La Revolución Rusa también creó la figura de los “asesores populares”, elegidos democráticamente por la comunidad y cuya función era controlar a los jueces e incluso remover al presidente del tribunal si se observaban arbitrariedades.
Los tribunales populares desplegaron su actividad bajo el impulso de la “conciencia socialista de la justicia”, una audaz apelación a la espontaneidad de las masas con resultados muy positivos, totalmente alejados de doctrinas como la populista de derecha llamada “mano dura”.
El delito de no pensar otra sociedad
En nuestras sociedades la existencia de las cárceles parece algo tan natural que es muy difícil imaginar la vida social sin ellas, aún frente a la evidencia de que cada reforma de las leyes y cada política aplicada en la materia no morigera la cantidad de delitos.
El sistema penal, definitivamente, no sirve para ninguno de los propósitos que se le asigna en la letra de las constituciones y en los tratados internacionales. Lo único que avanza es la degradación de la vida de franjas cada vez más grandes de la sociedad con la excusa de preservar la vida y la seguridad de las otras franjas.

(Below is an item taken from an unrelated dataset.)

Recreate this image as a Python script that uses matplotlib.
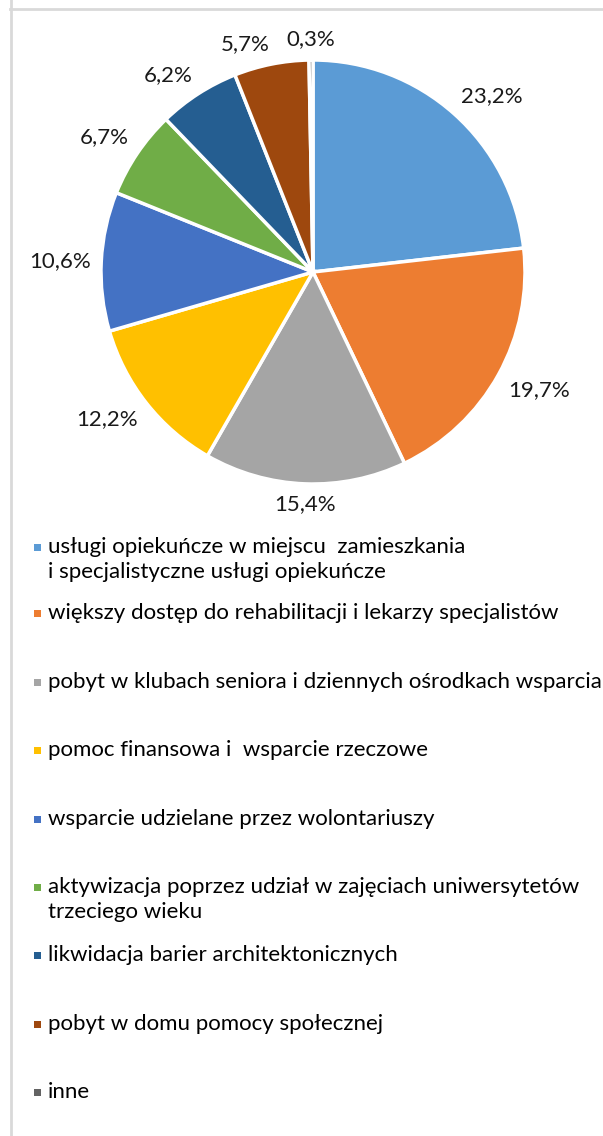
import numpy as np
import matplotlib
matplotlib.use("Agg")
import matplotlib.pyplot as plt
from matplotlib.patches import Rectangle
from matplotlib.lines import Line2D

plt.rcParams['font.family'] = ['Lato', 'DejaVu Sans']

# data
values = [23.2, 19.7, 15.4, 12.2, 10.6, 6.7, 6.2, 5.7, 0.3]
pct_labels = ["23,2%", "19,7%", "15,4%", "12,2%", "10,6%", "6,7%", "6,2%", "5,7%", "0,3%"]
categories = [
    "usługi opiekuńcze w miejscu  zamieszkania\ni specjalistyczne usługi opiekuńcze",
    "większy dostęp do rehabilitacji i lekarzy specjalistów",
    "pobyt w klubach seniora i dziennych ośrodkach wsparcia",
    "pomoc finansowa i  wsparcie rzeczowe",
    "wsparcie udzielane przez wolontariuszy",
    "aktywizacja poprzez udział w zajęciach uniwersytetów\ntrzeciego wieku",
    "likwidacja barier architektonicznych",
    "pobyt w domu pomocy społecznej",
    "inne",
]
colors = ["#5B9BD5", "#ED7D31", "#A5A5A5", "#FFC000", "#4472C4",
          "#70AD47", "#255E91", "#9E480E", "#636363"]

W, H = 603, 1136
fig = plt.figure(figsize=(W / 100, H / 100), dpi=100)

# frame lines (left and top)
fig.add_artist(Line2D([10.5 / W, 10.5 / W], [0, 1], color="#D9D9D9", lw=2))
fig.add_artist(Line2D([10 / W, 1], [1 - 8.5 / H, 1 - 8.5 / H], color="#D9D9D9", lw=2))

# pie
cx, cy, r = 313, 272, 212
ax = fig.add_axes([(cx - r) / W, 1 - (cy + r) / H, 2 * r / W, 2 * r / H])
wedges, _ = ax.pie(values, colors=colors, startangle=90, counterclock=False,
                   radius=1, wedgeprops=dict(edgecolor="white", linewidth=2.5))
ax.set_xlim(-1, 1)
ax.set_ylim(-1, 1)
ax.set_axis_off()

for w, lab in zip(wedges, pct_labels):
    ang = np.deg2rad((w.theta1 + w.theta2) / 2)
    c, s = np.cos(ang), np.sin(ang)
    ha = "left" if c > 0.15 else ("right" if c < -0.15 else "center")
    va = "bottom" if s > 0.3 else ("top" if s < -0.3 else "center")
    ax.text(1.05 * c, 1.05 * s, lab, ha=ha, va=va, fontsize=16, color="#1a1a1a")

# legend
first_y = [547, 613, 682, 750, 819, 887, 955, 1024, 1092]
for y, col, name in zip(first_y, colors, categories):
    fig.add_artist(Rectangle((34 / W, 1 - (y + 4) / H), 7 / W, 7 / H,
                             transform=fig.transFigure, color=col, lw=0))
    lines = name.split("\n")
    for k, ln in enumerate(lines):
        fig.text(48 / W, 1 - (y + 25 * k) / H, ln, ha="left", va="center",
                 fontsize=16, color="#000000")

fig.savefig("out.png", dpi=100)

Lejos de pensar en lo conveniente de una mayor represión y tortura a quienes reclaman derechos elementales en los penales, la clase trabajadora y los sectores populares (muchos de cuyos hijos son parte de esas poblaciones carcelarias) deben tomar en sus manos la denuncia de esta situación, exigiendo que cuanto antes se garanticen los derechos humanos de todos y todas las personas detenidas.
Empezando por comida, infraestructura, salud, educación y trabajo. Porque la prisión es, según todos los libros de derecho, la privación de la libertad ambulatoria y no otro cosa.
Siguiendo por resolver urgentes situaciones procesales irregulares y totalmente represivas sobre miles de personas que deberían estar libres. No puede ser natural que un 70 % u 80 % de la población carcelaria pase años tras las rejas siendo inocente, porque no se ha demostrado lo contrario, y termine recibiendo penas menores al tiempo transcurrido en la cárcel e incluso absuelta.
Y continuando con un debate en serio sobre qué son las cárceles, para qué sirven y qué responsabilidad les cabe a todos los gobiernos y sus funcionarios en haber calentado a fuego lento esta verdadera olla a presión que la pandemia sólo vino a recalentar.
El “problema” de las cárceles que hoy estalla en todo el mundo no puede pensarse separado del “problema” del sistema social que genera las desigualdades, la miseria extrema, el hambre y la precarización de la vida de millones de seres humanos. Pensar en soluciones al complejo contexto de los lugares de encierro penal no puede disociarse de un pensamiento profundo sobre cómo terminamos con los delitos, esos hechos categorizados, tipificados y penalizados por el mismo sistema que los crea y reproduce.